%%
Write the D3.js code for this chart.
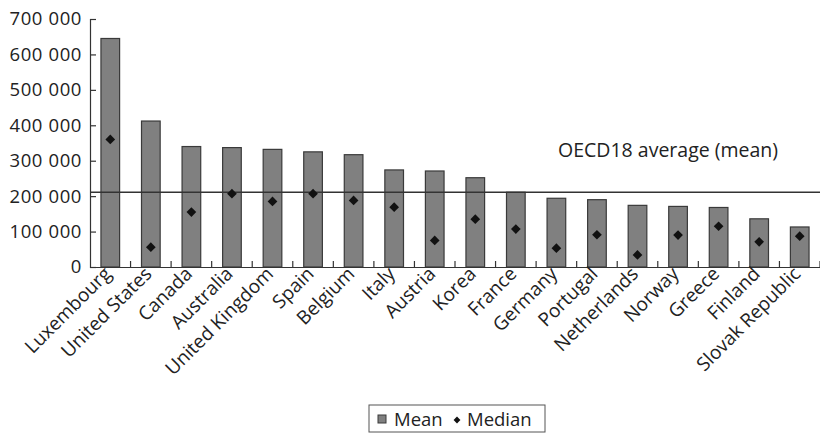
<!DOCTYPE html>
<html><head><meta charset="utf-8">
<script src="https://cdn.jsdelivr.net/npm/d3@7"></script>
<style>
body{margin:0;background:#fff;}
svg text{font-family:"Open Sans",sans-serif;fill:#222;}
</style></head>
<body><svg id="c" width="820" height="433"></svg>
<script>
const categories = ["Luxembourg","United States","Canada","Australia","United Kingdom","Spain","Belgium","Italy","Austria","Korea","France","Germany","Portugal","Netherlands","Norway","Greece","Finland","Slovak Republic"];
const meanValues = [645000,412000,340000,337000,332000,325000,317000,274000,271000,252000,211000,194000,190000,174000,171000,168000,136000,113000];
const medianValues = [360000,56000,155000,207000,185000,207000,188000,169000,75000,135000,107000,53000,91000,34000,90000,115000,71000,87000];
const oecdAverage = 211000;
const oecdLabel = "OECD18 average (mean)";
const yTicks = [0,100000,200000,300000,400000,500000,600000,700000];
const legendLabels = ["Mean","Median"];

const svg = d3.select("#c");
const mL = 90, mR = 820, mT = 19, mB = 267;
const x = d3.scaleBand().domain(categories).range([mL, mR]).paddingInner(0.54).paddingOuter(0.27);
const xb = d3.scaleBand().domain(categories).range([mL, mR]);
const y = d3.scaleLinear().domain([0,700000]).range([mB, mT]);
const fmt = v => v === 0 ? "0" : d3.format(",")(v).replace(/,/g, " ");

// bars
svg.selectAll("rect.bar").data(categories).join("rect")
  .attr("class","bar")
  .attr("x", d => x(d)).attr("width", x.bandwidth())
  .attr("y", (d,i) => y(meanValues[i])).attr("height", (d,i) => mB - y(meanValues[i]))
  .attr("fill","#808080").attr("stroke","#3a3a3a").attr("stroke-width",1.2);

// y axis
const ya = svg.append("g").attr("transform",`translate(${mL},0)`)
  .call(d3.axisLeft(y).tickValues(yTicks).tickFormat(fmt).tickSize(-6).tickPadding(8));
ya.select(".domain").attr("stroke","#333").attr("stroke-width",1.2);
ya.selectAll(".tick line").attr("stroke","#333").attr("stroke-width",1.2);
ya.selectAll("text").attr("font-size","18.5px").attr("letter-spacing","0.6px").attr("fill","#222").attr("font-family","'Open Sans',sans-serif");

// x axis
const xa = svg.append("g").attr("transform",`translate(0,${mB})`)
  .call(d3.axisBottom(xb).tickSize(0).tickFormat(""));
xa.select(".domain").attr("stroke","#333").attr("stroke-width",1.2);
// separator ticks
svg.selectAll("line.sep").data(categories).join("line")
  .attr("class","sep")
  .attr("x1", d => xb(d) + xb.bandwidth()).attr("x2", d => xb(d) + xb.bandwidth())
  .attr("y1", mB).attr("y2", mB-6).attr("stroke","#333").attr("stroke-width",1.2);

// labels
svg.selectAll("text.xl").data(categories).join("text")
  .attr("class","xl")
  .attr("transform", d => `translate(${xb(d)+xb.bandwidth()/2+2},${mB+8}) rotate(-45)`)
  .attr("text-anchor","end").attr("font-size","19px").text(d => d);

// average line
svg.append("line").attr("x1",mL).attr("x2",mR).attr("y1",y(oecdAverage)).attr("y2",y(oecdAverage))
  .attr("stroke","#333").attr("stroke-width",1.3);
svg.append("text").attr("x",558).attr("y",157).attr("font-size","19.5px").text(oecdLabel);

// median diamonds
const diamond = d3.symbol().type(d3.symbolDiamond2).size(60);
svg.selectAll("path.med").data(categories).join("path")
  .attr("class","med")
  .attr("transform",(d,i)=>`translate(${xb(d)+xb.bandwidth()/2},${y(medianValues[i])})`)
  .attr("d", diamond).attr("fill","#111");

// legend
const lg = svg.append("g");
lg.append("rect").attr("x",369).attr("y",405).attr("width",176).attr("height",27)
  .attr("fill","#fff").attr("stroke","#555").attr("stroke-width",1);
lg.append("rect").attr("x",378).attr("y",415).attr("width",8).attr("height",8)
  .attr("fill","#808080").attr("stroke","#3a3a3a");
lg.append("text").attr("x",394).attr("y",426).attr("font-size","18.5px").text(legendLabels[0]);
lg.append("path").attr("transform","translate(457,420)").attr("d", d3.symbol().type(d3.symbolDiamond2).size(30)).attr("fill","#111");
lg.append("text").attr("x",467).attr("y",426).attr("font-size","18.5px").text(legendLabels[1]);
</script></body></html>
%%
Copy all the data exactly as written, but skip any picture.

**Completed task**
Write the D3.js code for this chart.
<!DOCTYPE html>
<html><head><meta charset="utf-8">
<script src="https://cdn.jsdelivr.net/npm/d3@7"></script>
<style>
body{margin:0;background:#fff;}
svg text{font-family:"Open Sans",sans-serif;fill:#222;}
</style></head>
<body><svg id="c" width="820" height="433"></svg>
<script>
const categories = ["Luxembourg","United States","Canada","Australia","United Kingdom","Spain","Belgium","Italy","Austria","Korea","France","Germany","Portugal","Netherlands","Norway","Greece","Finland","Slovak Republic"];
const meanValues = [645000,412000,340000,337000,332000,325000,317000,274000,271000,252000,211000,194000,190000,174000,171000,168000,136000,113000];
const medianValues = [360000,56000,155000,207000,185000,207000,188000,169000,75000,135000,107000,53000,91000,34000,90000,115000,71000,87000];
const oecdAverage = 211000;
const oecdLabel = "OECD18 average (mean)";
const yTicks = [0,100000,200000,300000,400000,500000,600000,700000];
const legendLabels = ["Mean","Median"];

const svg = d3.select("#c");
const mL = 90, mR = 820, mT = 19, mB = 267;
const x = d3.scaleBand().domain(categories).range([mL, mR]).paddingInner(0.54).paddingOuter(0.27);
const xb = d3.scaleBand().domain(categories).range([mL, mR]);
const y = d3.scaleLinear().domain([0,700000]).range([mB, mT]);
const fmt = v => v === 0 ? "0" : d3.format(",")(v).replace(/,/g, " ");

// bars
svg.selectAll("rect.bar").data(categories).join("rect")
  .attr("class","bar")
  .attr("x", d => x(d)).attr("width", x.bandwidth())
  .attr("y", (d,i) => y(meanValues[i])).attr("height", (d,i) => mB - y(meanValues[i]))
  .attr("fill","#808080").attr("stroke","#3a3a3a").attr("stroke-width",1.2);

// y axis
const ya = svg.append("g").attr("transform",`translate(${mL},0)`)
  .call(d3.axisLeft(y).tickValues(yTicks).tickFormat(fmt).tickSize(-6).tickPadding(8));
ya.select(".domain").attr("stroke","#333").attr("stroke-width",1.2);
ya.selectAll(".tick line").attr("stroke","#333").attr("stroke-width",1.2);
ya.selectAll("text").attr("font-size","18.5px").attr("letter-spacing","0.6px").attr("fill","#222").attr("font-family","'Open Sans',sans-serif");

// x axis
const xa = svg.append("g").attr("transform",`translate(0,${mB})`)
  .call(d3.axisBottom(xb).tickSize(0).tickFormat(""));
xa.select(".domain").attr("stroke","#333").attr("stroke-width",1.2);
// separator ticks
svg.selectAll("line.sep").data(categories).join("line")
  .attr("class","sep")
  .attr("x1", d => xb(d) + xb.bandwidth()).attr("x2", d => xb(d) + xb.bandwidth())
  .attr("y1", mB).attr("y2", mB-6).attr("stroke","#333").attr("stroke-width",1.2);

// labels
svg.selectAll("text.xl").data(categories).join("text")
  .attr("class","xl")
  .attr("transform", d => `translate(${xb(d)+xb.bandwidth()/2+2},${mB+8}) rotate(-45)`)
  .attr("text-anchor","end").attr("font-size","19px").text(d => d);

// average line
svg.append("line").attr("x1",mL).attr("x2",mR).attr("y1",y(oecdAverage)).attr("y2",y(oecdAverage))
  .attr("stroke","#333").attr("stroke-width",1.3);
svg.append("text").attr("x",558).attr("y",157).attr("font-size","19.5px").text(oecdLabel);

// median diamonds
const diamond = d3.symbol().type(d3.symbolDiamond2).size(60);
svg.selectAll("path.med").data(categories).join("path")
  .attr("class","med")
  .attr("transform",(d,i)=>`translate(${xb(d)+xb.bandwidth()/2},${y(medianValues[i])})`)
  .attr("d", diamond).attr("fill","#111");

// legend
const lg = svg.append("g");
lg.append("rect").attr("x",369).attr("y",405).attr("width",176).attr("height",27)
  .attr("fill","#fff").attr("stroke","#555").attr("stroke-width",1);
lg.append("rect").attr("x",378).attr("y",415).attr("width",8).attr("height",8)
  .attr("fill","#808080").attr("stroke","#3a3a3a");
lg.append("text").attr("x",394).attr("y",426).attr("font-size","18.5px").text(legendLabels[0]);
lg.append("path").attr("transform","translate(457,420)").attr("d", d3.symbol().type(d3.symbolDiamond2).size(30)).attr("fill","#111");
lg.append("text").attr("x",467).attr("y",426).attr("font-size","18.5px").text(legendLabels[1]);
</script></body></html>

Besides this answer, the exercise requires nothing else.